▸ **Task details**: Give back the whole listing exactly as shown.

▸ **Information provided**:

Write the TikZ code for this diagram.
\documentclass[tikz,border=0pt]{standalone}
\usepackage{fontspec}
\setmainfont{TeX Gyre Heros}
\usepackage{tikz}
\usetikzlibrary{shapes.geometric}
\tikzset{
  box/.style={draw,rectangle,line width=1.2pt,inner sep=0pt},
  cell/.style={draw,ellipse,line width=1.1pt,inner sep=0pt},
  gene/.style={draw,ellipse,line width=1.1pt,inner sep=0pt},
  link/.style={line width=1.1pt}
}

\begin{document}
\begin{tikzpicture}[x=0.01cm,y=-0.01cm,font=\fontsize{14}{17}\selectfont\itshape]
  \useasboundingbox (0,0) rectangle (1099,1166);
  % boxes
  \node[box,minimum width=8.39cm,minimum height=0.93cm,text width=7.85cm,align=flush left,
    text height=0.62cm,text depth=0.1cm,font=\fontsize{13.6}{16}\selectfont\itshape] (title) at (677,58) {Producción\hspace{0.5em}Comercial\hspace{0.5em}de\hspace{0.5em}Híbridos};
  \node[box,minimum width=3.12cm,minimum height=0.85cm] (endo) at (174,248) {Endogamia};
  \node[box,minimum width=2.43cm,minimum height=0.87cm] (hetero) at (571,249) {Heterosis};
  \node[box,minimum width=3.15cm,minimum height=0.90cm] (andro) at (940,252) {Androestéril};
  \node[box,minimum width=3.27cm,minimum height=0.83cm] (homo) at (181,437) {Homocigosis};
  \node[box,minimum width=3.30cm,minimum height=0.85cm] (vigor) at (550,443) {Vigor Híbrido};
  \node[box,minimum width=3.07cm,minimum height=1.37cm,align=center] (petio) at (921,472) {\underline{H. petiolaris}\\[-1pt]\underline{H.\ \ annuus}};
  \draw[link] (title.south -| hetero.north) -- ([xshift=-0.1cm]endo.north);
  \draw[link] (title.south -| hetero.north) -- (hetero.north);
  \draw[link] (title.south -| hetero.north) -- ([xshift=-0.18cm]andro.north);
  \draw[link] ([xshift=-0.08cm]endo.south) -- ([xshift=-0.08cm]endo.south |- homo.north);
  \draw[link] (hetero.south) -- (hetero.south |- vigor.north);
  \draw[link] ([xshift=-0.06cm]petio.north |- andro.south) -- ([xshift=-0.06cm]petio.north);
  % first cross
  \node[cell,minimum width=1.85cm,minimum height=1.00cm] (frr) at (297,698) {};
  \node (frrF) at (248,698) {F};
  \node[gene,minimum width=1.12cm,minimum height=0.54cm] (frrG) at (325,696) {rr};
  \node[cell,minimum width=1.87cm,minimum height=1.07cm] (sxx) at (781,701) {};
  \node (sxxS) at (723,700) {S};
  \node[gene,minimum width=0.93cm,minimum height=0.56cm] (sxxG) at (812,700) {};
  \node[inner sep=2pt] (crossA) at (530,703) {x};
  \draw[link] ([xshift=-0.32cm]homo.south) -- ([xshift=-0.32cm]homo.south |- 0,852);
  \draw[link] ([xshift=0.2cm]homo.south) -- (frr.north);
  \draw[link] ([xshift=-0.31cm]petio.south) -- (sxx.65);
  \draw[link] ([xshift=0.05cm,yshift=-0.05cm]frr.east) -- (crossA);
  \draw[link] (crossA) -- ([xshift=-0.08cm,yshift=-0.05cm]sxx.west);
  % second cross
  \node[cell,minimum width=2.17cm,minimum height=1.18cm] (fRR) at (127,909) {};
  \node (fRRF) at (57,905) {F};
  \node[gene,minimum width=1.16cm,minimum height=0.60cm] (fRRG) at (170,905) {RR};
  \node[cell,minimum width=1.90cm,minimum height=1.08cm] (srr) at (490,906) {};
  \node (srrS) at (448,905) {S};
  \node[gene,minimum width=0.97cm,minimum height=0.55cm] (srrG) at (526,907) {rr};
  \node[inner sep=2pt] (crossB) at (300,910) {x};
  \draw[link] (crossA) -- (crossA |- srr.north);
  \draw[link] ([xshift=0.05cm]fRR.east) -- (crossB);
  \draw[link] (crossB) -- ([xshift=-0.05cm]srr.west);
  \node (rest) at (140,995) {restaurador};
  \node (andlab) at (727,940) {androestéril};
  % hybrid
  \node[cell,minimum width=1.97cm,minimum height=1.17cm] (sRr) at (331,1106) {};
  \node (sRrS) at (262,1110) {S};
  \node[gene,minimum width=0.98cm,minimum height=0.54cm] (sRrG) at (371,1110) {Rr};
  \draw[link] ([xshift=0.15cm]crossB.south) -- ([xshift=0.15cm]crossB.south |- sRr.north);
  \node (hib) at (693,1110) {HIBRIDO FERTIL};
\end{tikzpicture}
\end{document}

▸ **Task result**:
Write the TikZ code for this diagram.
\documentclass[tikz,border=0pt]{standalone}
\usepackage{fontspec}
\setmainfont{TeX Gyre Heros}
\usepackage{tikz}
\usetikzlibrary{shapes.geometric}
\tikzset{
  box/.style={draw,rectangle,line width=1.2pt,inner sep=0pt},
  cell/.style={draw,ellipse,line width=1.1pt,inner sep=0pt},
  gene/.style={draw,ellipse,line width=1.1pt,inner sep=0pt},
  link/.style={line width=1.1pt}
}

\begin{document}
\begin{tikzpicture}[x=0.01cm,y=-0.01cm,font=\fontsize{14}{17}\selectfont\itshape]
  \useasboundingbox (0,0) rectangle (1099,1166);
  % boxes
  \node[box,minimum width=8.39cm,minimum height=0.93cm,text width=7.85cm,align=flush left,
    text height=0.62cm,text depth=0.1cm,font=\fontsize{13.6}{16}\selectfont\itshape] (title) at (677,58) {Producción\hspace{0.5em}Comercial\hspace{0.5em}de\hspace{0.5em}Híbridos};
  \node[box,minimum width=3.12cm,minimum height=0.85cm] (endo) at (174,248) {Endogamia};
  \node[box,minimum width=2.43cm,minimum height=0.87cm] (hetero) at (571,249) {Heterosis};
  \node[box,minimum width=3.15cm,minimum height=0.90cm] (andro) at (940,252) {Androestéril};
  \node[box,minimum width=3.27cm,minimum height=0.83cm] (homo) at (181,437) {Homocigosis};
  \node[box,minimum width=3.30cm,minimum height=0.85cm] (vigor) at (550,443) {Vigor Híbrido};
  \node[box,minimum width=3.07cm,minimum height=1.37cm,align=center] (petio) at (921,472) {\underline{H. petiolaris}\\[-1pt]\underline{H.\ \ annuus}};
  \draw[link] (title.south -| hetero.north) -- ([xshift=-0.1cm]endo.north);
  \draw[link] (title.south -| hetero.north) -- (hetero.north);
  \draw[link] (title.south -| hetero.north) -- ([xshift=-0.18cm]andro.north);
  \draw[link] ([xshift=-0.08cm]endo.south) -- ([xshift=-0.08cm]endo.south |- homo.north);
  \draw[link] (hetero.south) -- (hetero.south |- vigor.north);
  \draw[link] ([xshift=-0.06cm]petio.north |- andro.south) -- ([xshift=-0.06cm]petio.north);
  % first cross
  \node[cell,minimum width=1.85cm,minimum height=1.00cm] (frr) at (297,698) {};
  \node (frrF) at (248,698) {F};
  \node[gene,minimum width=1.12cm,minimum height=0.54cm] (frrG) at (325,696) {rr};
  \node[cell,minimum width=1.87cm,minimum height=1.07cm] (sxx) at (781,701) {};
  \node (sxxS) at (723,700) {S};
  \node[gene,minimum width=0.93cm,minimum height=0.56cm] (sxxG) at (812,700) {};
  \node[inner sep=2pt] (crossA) at (530,703) {x};
  \draw[link] ([xshift=-0.32cm]homo.south) -- ([xshift=-0.32cm]homo.south |- 0,852);
  \draw[link] ([xshift=0.2cm]homo.south) -- (frr.north);
  \draw[link] ([xshift=-0.31cm]petio.south) -- (sxx.65);
  \draw[link] ([xshift=0.05cm,yshift=-0.05cm]frr.east) -- (crossA);
  \draw[link] (crossA) -- ([xshift=-0.08cm,yshift=-0.05cm]sxx.west);
  % second cross
  \node[cell,minimum width=2.17cm,minimum height=1.18cm] (fRR) at (127,909) {};
  \node (fRRF) at (57,905) {F};
  \node[gene,minimum width=1.16cm,minimum height=0.60cm] (fRRG) at (170,905) {RR};
  \node[cell,minimum width=1.90cm,minimum height=1.08cm] (srr) at (490,906) {};
  \node (srrS) at (448,905) {S};
  \node[gene,minimum width=0.97cm,minimum height=0.55cm] (srrG) at (526,907) {rr};
  \node[inner sep=2pt] (crossB) at (300,910) {x};
  \draw[link] (crossA) -- (crossA |- srr.north);
  \draw[link] ([xshift=0.05cm]fRR.east) -- (crossB);
  \draw[link] (crossB) -- ([xshift=-0.05cm]srr.west);
  \node (rest) at (140,995) {restaurador};
  \node (andlab) at (727,940) {androestéril};
  % hybrid
  \node[cell,minimum width=1.97cm,minimum height=1.17cm] (sRr) at (331,1106) {};
  \node (sRrS) at (262,1110) {S};
  \node[gene,minimum width=0.98cm,minimum height=0.54cm] (sRrG) at (371,1110) {Rr};
  \draw[link] ([xshift=0.15cm]crossB.south) -- ([xshift=0.15cm]crossB.south |- sRr.north);
  \node (hib) at (693,1110) {HIBRIDO FERTIL};
\end{tikzpicture}
\end{document}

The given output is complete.